Modern Life Isn't War (Protip: It is. Just not for us.)

If you have ever wanted to live in a time of great turmoil and upheaval and change, Egypt and Libya should tell you in no uncertain terms: You always have been. The earth is gigantic. There is always something happening, somewhere, some little bit of change or swing bubbling under the surface and whether it gets squashed or not is up to the dictator that runs the country. This will always be happening.

More to the point, it feels more than a little bit embarrassing to be watching videos about videogames on the internet and not doing something to help real, live, actual human beings fight their actual oppressors for the ability to decide how the country they live in ought to be run. I am listening, right now, to an industry analyst talk about 10 million dollars for an SKU of a videogame involving guns. And then watching the remix of All I Do Is Win, which I'm pretty sure is a commercial for someone's alcohol and the vindication of all the people who keep the schedules of Nicki Minaj, Ludacris, Puffy, T-Pain and Fat Joe (there's a name I haven't heard in years) to get them all in the same room, messing around with each other on camera for just long enough to get some quality shots of everyone with a half-full bottle of whatever that alcohol is and then get out.
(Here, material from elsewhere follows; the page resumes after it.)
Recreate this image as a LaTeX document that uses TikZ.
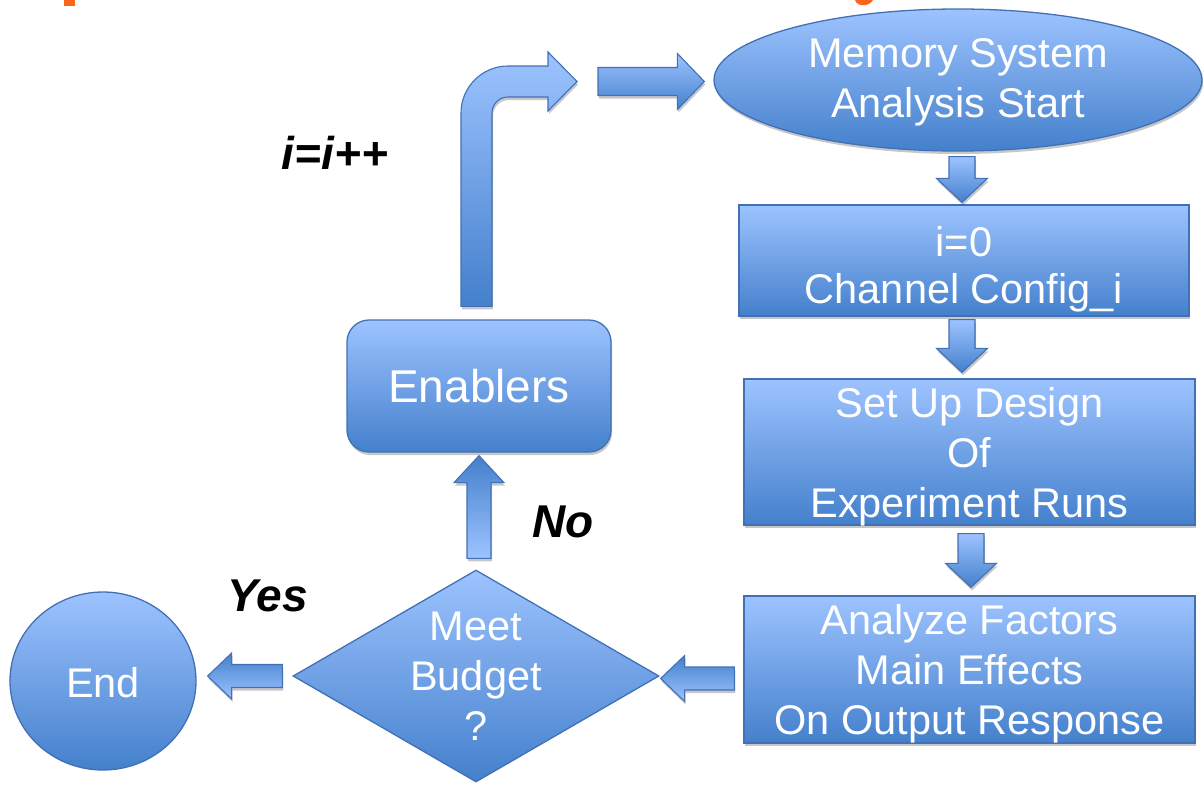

Reading a Pitchfork column called Why We Fight seems pretty hilarious in this context, too. What, exactly, do you fight for, leaps to mind. The next one in mine, of course, is what do I fight for? And the silence.

And the silence doesn't do me any favors in a world where people, are, in fact, fighting for things that matter. Do I fight for anything that means anything? (And I don't mean an imagined ideal. I mean something concrete. Like broken glass under my swaddled feet.)

There's more to say about silences, but I think Bolano captures the heart of it. I'm quoting from By Night In Chile here.

One has a moral obligation to take responsibility for one’s actions, and that includes one’s words and silences, yes, one’s silences, because silences rise to heaven too, and God hears them, and only God understands and judges them, so one must be very careful with one’s silences. I am responsible in every way. My silences are immaculate.

The trick, is that the person's silences are not immaculate and the entire story is the priest recounting the strangeness of his life and his sins on his deathbed. But yes, what does my silence on "issues" like Egypt or Tunesia mean? Surely, these dictators are bad and repressing their people, but taking a "stand" against that stuff from the safety of America seems...presumptuous at best and insulting at worst.

I'm left with my immaculate silence.






In the same way that Why We Fight is tangentially related, so is The Few That Remain (ft. Haley Williams) by Set Your Goals. In theory, the song is about the "real" artists who are trying to stick together through tough times. Haley Williams, of course, is from Paramore, a band that was basically created as the vehicle for her star by her father/manager. Huh.

Ignoring all the meta stuff, the song still rules. Press play. Smile and work for a better tomorrow.